Are Tyler's beautiful neighborhoods, congested traffic and numerous restaurants making you fat? Absolutely, according to a study published in the American Journal of Public Health.
A Boston researcher named Tyler, Texas one of 5 metropolitan areas that aren't conducive for healthy living and Tylerites believe it, mainly because they are slaves to the road.
"I have to have a car," says one Tyler resident.
"It makes sense. Seems like more and more everyday we are working or driving or doing nothing," says another Tyler resident.
"Traffic is horrendous," says another.
According to dietician Allison Adams, suburban communities were created to make families more healthy, but somewhere along the way the plan backfired.
"Families aren't getting out and walking as much. Children watch TV and are not exercising as much," says Allison.

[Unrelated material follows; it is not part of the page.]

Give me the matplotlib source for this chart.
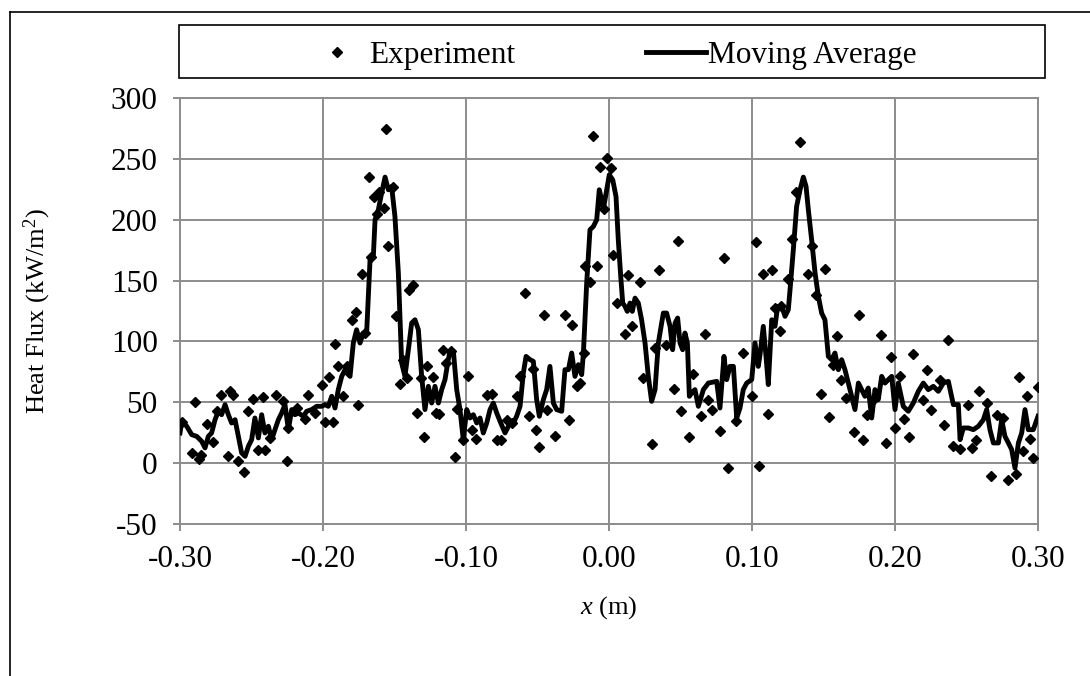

According to US Census figures from 2000, researchers found people in Tyler live too far apart from one another and from the places they need to go. As a result people aren't working out or even walking enough.
"You are constantly on the go with your children, you are taking them to different sports they're in," says one Tyler mom.
So what's the solution?
Allison Adams says to just make a few simple changes.
"Move away from your desk, park you car further away and remember it doesn't need to be continuous activity, just five minutes here and there because that adds up."
Taking those extra steps might just change Tyler from a fat city to a thin one. The other fat cities on the list: Dolan, Alabama, Raleigh and Chapel Hill, North Carolina and the greater Atlanta area.